Starter Kerry Wood survived a three-run first inning and shut out the Mets for the next six, but the Cubs' offense was missing again. In his first start since being examined for lower-back pain, Wood (8-8) started the first with a walk to leadoff hitter Jose Reyes.

Reyes stole second and scored on Kaz Matsui's single. After David Wright grounded into a double play, Wood gave up back-to-back singles before hitting Eric Valent, loading the bases.

Pitching coach Larry Rothschild came out for a brief conference, after which Wood hit .218-hitting Jason Phillips to force in another run.

Gerald Williams, the Mets' No. 8 hitter who had only seven walks in 50 games, walked on four pitches to force in the third run.

Leiter held the Cubs hitless through the first three innings but walked Aramis Ramirez and Alou with one out in the fourth and gave up a run-scoring ground-rule double to Nomar Garciaparra on a routine fly that Valent lost in the sun in left field. Sammy Sosa's RBI groundout brought home Alou.

But Alou was called out on strikes in the fifth, and he vowed afterward to make an issue of his treatment with Major League Baseball.
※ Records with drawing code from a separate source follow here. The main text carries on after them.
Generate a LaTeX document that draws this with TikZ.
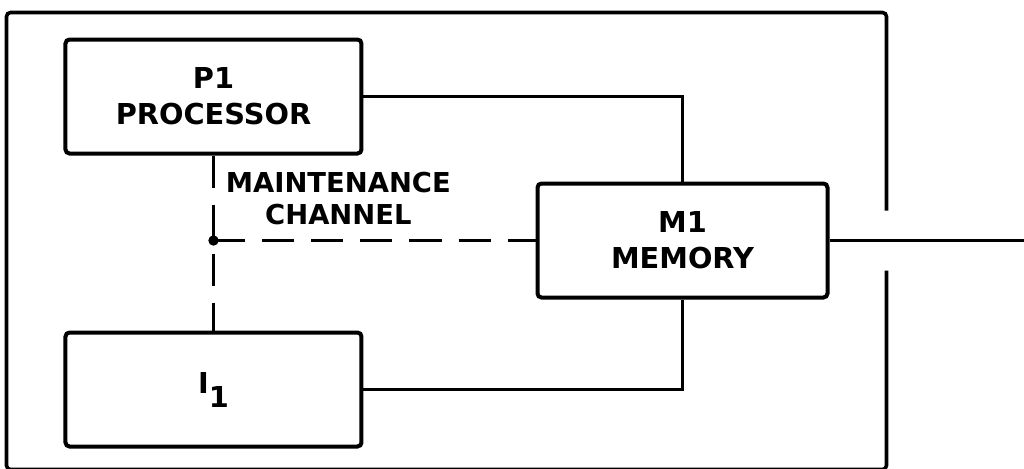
\documentclass[tikz,border=0pt]{standalone}
\usepackage{fontspec}
\setmainfont{DejaVu Sans}
\usetikzlibrary{positioning,calc}

\begin{document}
\begin{tikzpicture}[
  node distance=87.5pt and 86pt,
  unit/.style={draw, line width=2pt, rounded corners=2pt, align=center, minimum width=148pt, minimum height=57pt, inner sep=0pt, font=\bfseries\fontsize{14.4}{18}\selectfont},
  lbl/.style={align=center, inner sep=0pt, font=\bfseries\fontsize{13.7}{16}\selectfont},
  bus/.style={line width=1.4pt},
  maint/.style={line width=1.4pt, dash pattern=on 16pt off 8.5pt},
  frame/.style={line width=1.8pt, rounded corners=2pt}
]
\useasboundingbox (-106.75pt,48.25pt) rectangle (405.25pt,-185.75pt);

\node[unit] (proc) {P1\\PROCESSOR};
\node[unit, below=of proc] (io) {I\raisebox{-7pt}{1}};
\node[unit, minimum width=145pt, below right=13pt and 86pt of proc.south east] (mem) {M1\\MEMORY};

\coordinate (junc) at (proc.south |- mem.west);
\coordinate (ext) at (405.25pt,0 |- mem.east);

\node[lbl, anchor=south west] (chan) at ($(junc)+(6pt,7.5pt)$) {MAINTENANCE\\CHANNEL};

% outer frame, opened where the memory line leaves
\coordinate (gaptop) at ($(mem.east)+(28.5pt,15pt)$);
\coordinate (gapbot) at ($(mem.east)+(28.5pt,-15pt)$);
\coordinate (tl) at ($(proc.north west)+(-28.5pt,12.5pt)$);
\coordinate (br) at ($(io.south -| gapbot)+(0,-10.5pt)$);
\draw[frame] (gaptop) -- (gaptop |- tl) -- (tl) -- (tl |- br) -- (br) -- (gapbot);

\draw[bus] (proc.east) -| (mem.north);
\draw[bus] (io.east) -| (mem.south);
\draw[bus] (mem.east) -- (ext);

\draw[maint] (proc.south) -- (io.north);
\draw[maint] (junc) -- (mem.west);
\fill (junc) circle (2.6pt);
\end{tikzpicture}
\end{document}
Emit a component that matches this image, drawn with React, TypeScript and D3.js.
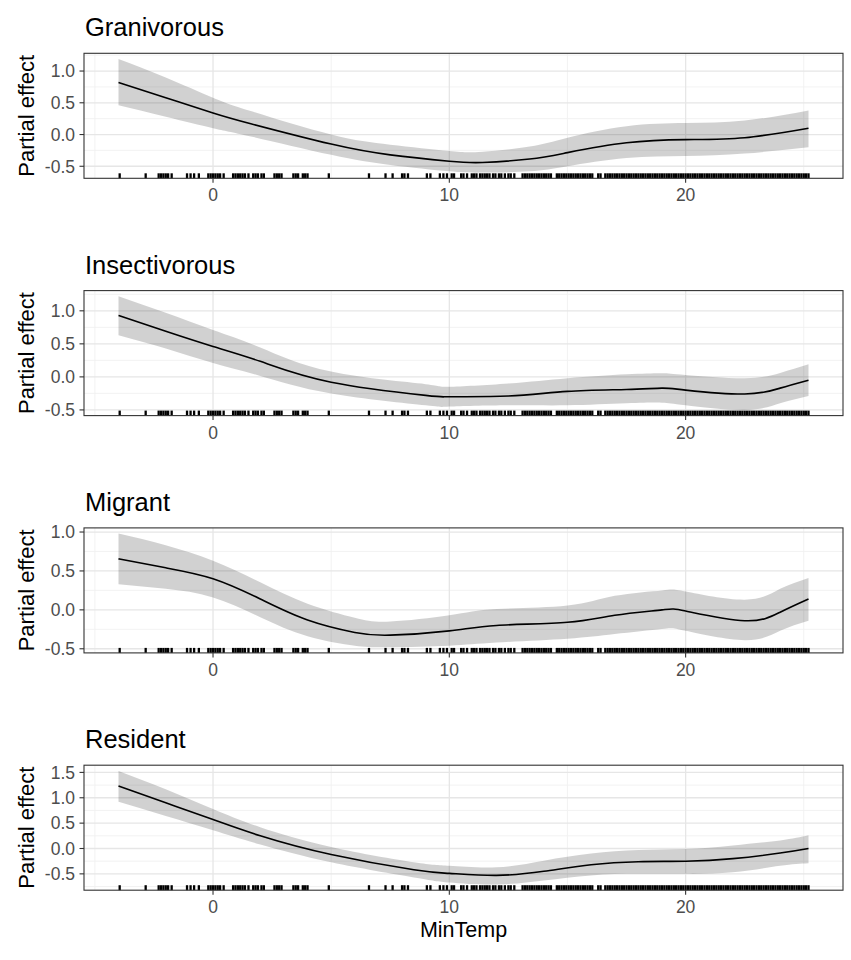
import { useEffect, useRef } from 'react';
import * as d3 from 'd3';

const WIDTH = 851;
const HEIGHT = 960;
const PANEL_LEFT = 84;
const PANEL_RIGHT = 843;
const PANEL_TOP = 53.3;
const PANEL_STEP = 237.3;
const PANEL_HEIGHT = 125;
const FONT = '"Liberation Sans", Arial, Helvetica, sans-serif';

const panelTitles = ['Granivorous', 'Insectivorous', 'Migrant', 'Resident'];
const xTicks = [0, 10, 20];
const xMinorTicks = [-5, 5, 15, 25];

// Granivorous smooth
const granivorousX = [-4, -2, 0, 1.6, 5, 7.5, 10, 11.4, 13.4, 15, 17.5, 20, 22.5, 25.2];
const granivorousFit = [0.82, 0.58, 0.34, 0.17, -0.15, -0.32, -0.42, -0.44, -0.385, -0.285, -0.13, -0.08, -0.05, 0.1];
const granivorousUpper = [1.19, 0.9, 0.58, 0.37, 0.0, -0.16, -0.26, -0.27, -0.19, -0.05, 0.13, 0.18, 0.22, 0.38];
const granivorousLower = [0.46, 0.28, 0.1, -0.03, -0.32, -0.48, -0.58, -0.6, -0.58, -0.5, -0.37, -0.34, -0.3, -0.2];

// Insectivorous smooth
const insectivorousX = [-4, -2, 0, 2, 5, 9, 10, 12.5, 15, 17.5, 19, 20, 22.5, 24, 25.2];
const insectivorousFit = [0.93, 0.69, 0.46, 0.235, -0.08, -0.28, -0.3, -0.29, -0.22, -0.19, -0.17, -0.2, -0.26, -0.17, -0.05];
const insectivorousUpper = [1.22, 0.97, 0.71, 0.445, 0.08, -0.11, -0.15, -0.1, -0.02, 0.04, 0.056, 0.03, -0.02, 0.06, 0.19];
const insectivorousLower = [0.63, 0.43, 0.21, 0.015, -0.25, -0.43, -0.45, -0.43, -0.43, -0.4, -0.39, -0.43, -0.5, -0.4, -0.29];

// Migrant smooth
const migrantX = [-4, -2, 0, 2, 4, 6, 7.5, 10, 12, 15, 17, 19, 20, 22.5, 24, 25.2];
const migrantFit = [0.655, 0.54, 0.4, 0.14, -0.13, -0.29, -0.325, -0.27, -0.2, -0.16, -0.07, 0.0, -0.015, -0.14, -0.03, 0.14];
const migrantUpper = [0.98, 0.83, 0.63, 0.355, 0.08, -0.1, -0.15, -0.07, 0.01, 0.055, 0.18, 0.25, 0.235, 0.13, 0.27, 0.41];
const migrantLower = [0.33, 0.27, 0.16, -0.095, -0.34, -0.46, -0.48, -0.46, -0.42, -0.37, -0.31, -0.245, -0.27, -0.39, -0.27, -0.14];

// Resident smooth
const residentX = [-4, -2, 0, 2, 5, 8.5, 10, 12, 14, 16, 18, 20, 22, 24, 25.2];
const residentFit = [1.23, 0.9, 0.57, 0.25, -0.12, -0.42, -0.49, -0.53, -0.45, -0.32, -0.26, -0.25, -0.2, -0.09, 0.0];
const residentUpper = [1.53, 1.17, 0.78, 0.42, 0.03, -0.27, -0.34, -0.37, -0.24, -0.1, -0.03, -0.01, 0.06, 0.16, 0.26];
const residentLower = [0.92, 0.64, 0.36, 0.08, -0.27, -0.57, -0.67, -0.71, -0.63, -0.53, -0.5, -0.5, -0.47, -0.34, -0.29];

const rugMinTemp = [
    -3.95, -2.85, -2.3, -2.2, -2.1, -2.0, -1.9, -1.75, -1.1, -0.95, -0.8, -0.6,
    -0.2, -0.1, 0.0, 0.1, 0.2, 0.3, 0.45, 0.85, 0.95, 1.05, 1.15, 1.25, 1.35, 1.5,
    1.7, 1.8, 1.9, 2.05, 2.15, 2.6, 2.7, 2.8, 2.9, 3.4, 3.5, 3.6, 3.8, 3.9, 4.0,
    4.9, 6.6, 7.3, 7.6, 8.0, 8.1, 8.25, 9.05, 9.2, 9.6, 9.75, 9.9, 10.1, 10.2,
    10.5, 10.6, 10.75, 10.95, 11.05, 11.15, 11.3, 11.4, 11.5, 11.6, 11.7, 11.85,
    11.95, 12.1, 12.2, 12.35, 12.5, 12.6, 12.75, 13.1, 13.2, 13.3, 13.4, 13.5,
    13.6, 13.7, 13.8, 13.9, 14.0, 14.1, 14.2, 14.3, 14.55, 14.65, 14.75, 14.85,
    14.95, 15.05, 15.15, 15.25, 15.35, 15.45, 15.55, 15.65, 15.75, 15.85, 15.95,
    16.05, 16.3, 16.4, 16.6, 16.7, 16.8, 16.9, 17.0, 17.1, 17.2, 17.3, 17.4, 17.5,
    17.6, 17.7, 17.8, 17.9, 18.0, 18.1, 18.2, 18.3, 18.4, 18.5, 18.6, 18.7, 18.8,
    18.9, 19.0, 19.1, 19.2, 19.3, 19.4, 19.5, 19.6, 19.7, 19.8, 19.9, 20.0, 20.1,
    20.2, 20.3, 20.4, 20.5, 20.6, 20.7, 20.8, 20.9, 21.0, 21.1, 21.2, 21.3, 21.4,
    21.5, 21.6, 21.7, 21.8, 21.9, 22.0, 22.1, 22.2, 22.3, 22.4, 22.5, 22.6, 22.7,
    22.8, 22.9, 23.0, 23.1, 23.2, 23.3, 23.4, 23.5, 23.6, 23.7, 23.8, 23.9, 24.0,
    24.1, 24.2, 24.3, 24.4, 24.5, 24.6, 24.7, 24.8, 24.9, 25.0, 25.1, 25.2,
];

type SmoothPoint = { x: number; fit: number; lower: number; upper: number };

const zipSmooth = (x: number[], fit: number[], lower: number[], upper: number[]): SmoothPoint[] =>
    x.map((v, i) => ({ x: v, fit: fit[i], lower: lower[i], upper: upper[i] }));

const panels = [
    zipSmooth(granivorousX, granivorousFit, granivorousLower, granivorousUpper),
    zipSmooth(insectivorousX, insectivorousFit, insectivorousLower, insectivorousUpper),
    zipSmooth(migrantX, migrantFit, migrantLower, migrantUpper),
    zipSmooth(residentX, residentFit, residentLower, residentUpper),
];

// ggplot-like 5% expansion
const expand = (lo: number, hi: number): [number, number] => {
    const pad = (hi - lo) * 0.05;
    return [lo - pad, hi + pad];
};

export default function App() {
    const ref = useRef<SVGSVGElement>(null);

    useEffect(() => {
        if (!ref.current) return;
        const svg = d3.select(ref.current);
        svg.selectAll('*').remove();

        const allX = [...rugMinTemp, ...panels.flatMap((p) => p.map((d) => d.x))];
        const [xLo, xHi] = d3.extent(allX) as [number, number];
        const xScale = d3.scaleLinear().domain(expand(xLo, xHi)).range([PANEL_LEFT, PANEL_RIGHT]);

        panels.forEach((data, i) => {
            const top = PANEL_TOP + i * PANEL_STEP;
            const bottom = top + PANEL_HEIGHT;
            const lo = d3.min(data, (d) => d.lower) ?? 0;
            const hi = d3.max(data, (d) => d.upper) ?? 1;
            const yScale = d3.scaleLinear().domain(expand(lo, hi)).range([bottom, top]);
            const [yMin, yMax] = yScale.domain();

            const majorY = d3.range(-0.5, yMax + 1e-9, 0.5).filter((v) => v >= yMin);
            const minorY = d3.range(-0.75, yMax + 1e-9, 0.5).filter((v) => v >= yMin);

            const g = svg.append('g');

            g.append('rect')
                .attr('x', PANEL_LEFT)
                .attr('y', top)
                .attr('width', PANEL_RIGHT - PANEL_LEFT)
                .attr('height', PANEL_HEIGHT)
                .attr('fill', '#ffffff');

            // minor grid
            g.selectAll('.minor-y')
                .data(minorY)
                .join('line')
                .attr('x1', PANEL_LEFT)
                .attr('x2', PANEL_RIGHT)
                .attr('y1', (d) => yScale(d))
                .attr('y2', (d) => yScale(d))
                .attr('stroke', '#f0f0f0')
                .attr('stroke-width', 0.9);
            g.selectAll('.minor-x')
                .data(xMinorTicks)
                .join('line')
                .attr('x1', (d) => xScale(d))
                .attr('x2', (d) => xScale(d))
                .attr('y1', top)
                .attr('y2', bottom)
                .attr('stroke', '#f0f0f0')
                .attr('stroke-width', 0.9);

            // major grid
            g.selectAll('.major-y')
                .data(majorY)
                .join('line')
                .attr('x1', PANEL_LEFT)
                .attr('x2', PANEL_RIGHT)
                .attr('y1', (d) => yScale(d))
                .attr('y2', (d) => yScale(d))
                .attr('stroke', '#e6e6e6')
                .attr('stroke-width', 1.3);
            g.selectAll('.major-x')
                .data(xTicks)
                .join('line')
                .attr('x1', (d) => xScale(d))
                .attr('x2', (d) => xScale(d))
                .attr('y1', top)
                .attr('y2', bottom)
                .attr('stroke', '#e6e6e6')
                .attr('stroke-width', 1.3);

            const ribbon = d3.area<SmoothPoint>()
                .x((d) => xScale(d.x))
                .y0((d) => yScale(d.lower))
                .y1((d) => yScale(d.upper))
                .curve(d3.curveNatural);

            const line = d3.line<SmoothPoint>()
                .x((d) => xScale(d.x))
                .y((d) => yScale(d.fit))
                .curve(d3.curveNatural);

            g.append('path')
                .datum(data)
                .attr('fill', '#000000')
                .attr('fill-opacity', 0.18)
                .attr('d', ribbon);

            g.append('path')
                .datum(data)
                .attr('fill', 'none')
                .attr('stroke', '#000000')
                .attr('stroke-width', 1.6)
                .attr('d', line);

            // rug
            g.selectAll('.rug')
                .data(rugMinTemp)
                .join('line')
                .attr('x1', (d) => xScale(d))
                .attr('x2', (d) => xScale(d))
                .attr('y1', bottom)
                .attr('y2', bottom - 5)
                .attr('stroke', '#000000')
                .attr('stroke-width', 2.3);

            // panel border
            g.append('rect')
                .attr('x', PANEL_LEFT)
                .attr('y', top)
                .attr('width', PANEL_RIGHT - PANEL_LEFT)
                .attr('height', PANEL_HEIGHT)
                .attr('fill', 'none')
                .attr('stroke', '#333333')
                .attr('stroke-width', 1.1);

            // y axis
            const yAxis = g.append('g');
            yAxis.selectAll('line')
                .data(majorY)
                .join('line')
                .attr('x1', PANEL_LEFT - 4.5)
                .attr('x2', PANEL_LEFT)
                .attr('y1', (d) => yScale(d))
                .attr('y2', (d) => yScale(d))
                .attr('stroke', '#333333')
                .attr('stroke-width', 1.1);
            yAxis.selectAll('text')
                .data(majorY)
                .join('text')
                .attr('x', PANEL_LEFT - 9)
                .attr('y', (d) => yScale(d))
                .attr('dy', '0.36em')
                .attr('text-anchor', 'end')
                .attr('font-family', FONT)
                .attr('font-size', 17.5)
                .attr('fill', '#4d4d4d')
                .text((d) => d.toFixed(1));

            // x axis
            const xAxis = g.append('g');
            xAxis.selectAll('line')
                .data(xTicks)
                .join('line')
                .attr('x1', (d) => xScale(d))
                .attr('x2', (d) => xScale(d))
                .attr('y1', bottom)
                .attr('y2', bottom + 4.5)
                .attr('stroke', '#333333')
                .attr('stroke-width', 1.1);
            xAxis.selectAll('text')
                .data(xTicks)
                .join('text')
                .attr('x', (d) => xScale(d))
                .attr('y', bottom + 23)
                .attr('text-anchor', 'middle')
                .attr('font-family', FONT)
                .attr('font-size', 17.5)
                .attr('fill', '#4d4d4d')
                .text((d) => String(d));

            // y title
            g.append('text')
                .attr('transform', `translate(33.5,${(top + bottom) / 2}) rotate(-90)`)
                .attr('text-anchor', 'middle')
                .attr('font-family', FONT)
                .attr('font-size', 22)
                .attr('fill', '#000000')
                .text('Partial effect');

            // panel title
            g.append('text')
                .attr('x', PANEL_LEFT + 1)
                .attr('y', top - 17)
                .attr('font-family', FONT)
                .attr('font-size', 25.5)
                .attr('fill', '#000000')
                .text(panelTitles[i]);
        });

        svg.append('text')
            .attr('x', (PANEL_LEFT + PANEL_RIGHT) / 2)
            .attr('y', 937)
            .attr('text-anchor', 'middle')
            .attr('font-family', FONT)
            .attr('font-size', 21.5)
            .attr('fill', '#000000')
            .text('MinTemp');
    }, []);

    return (
        <svg
            ref={ref}
            width={WIDTH}
            height={HEIGHT}
            viewBox={`0 0 ${WIDTH} ${HEIGHT}`}
            style={{ position: 'absolute', left: 0, top: 0, background: '#ffffff' }}
        />
    );
}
"I've got about eight appeals, so they're going to have to listen to me," he said. "I was very frustrated there at what happened. We could've had a tie game and still be playing right now."

Now the Cubs have to regroup for one last push for the wild-card spot.

"It's not going to be a cakewalk," Wood said. "We're not just going to walk into a wild-card berth. We have to go out and get it. It's not going to be easy, and we're probably going to go down to the last day."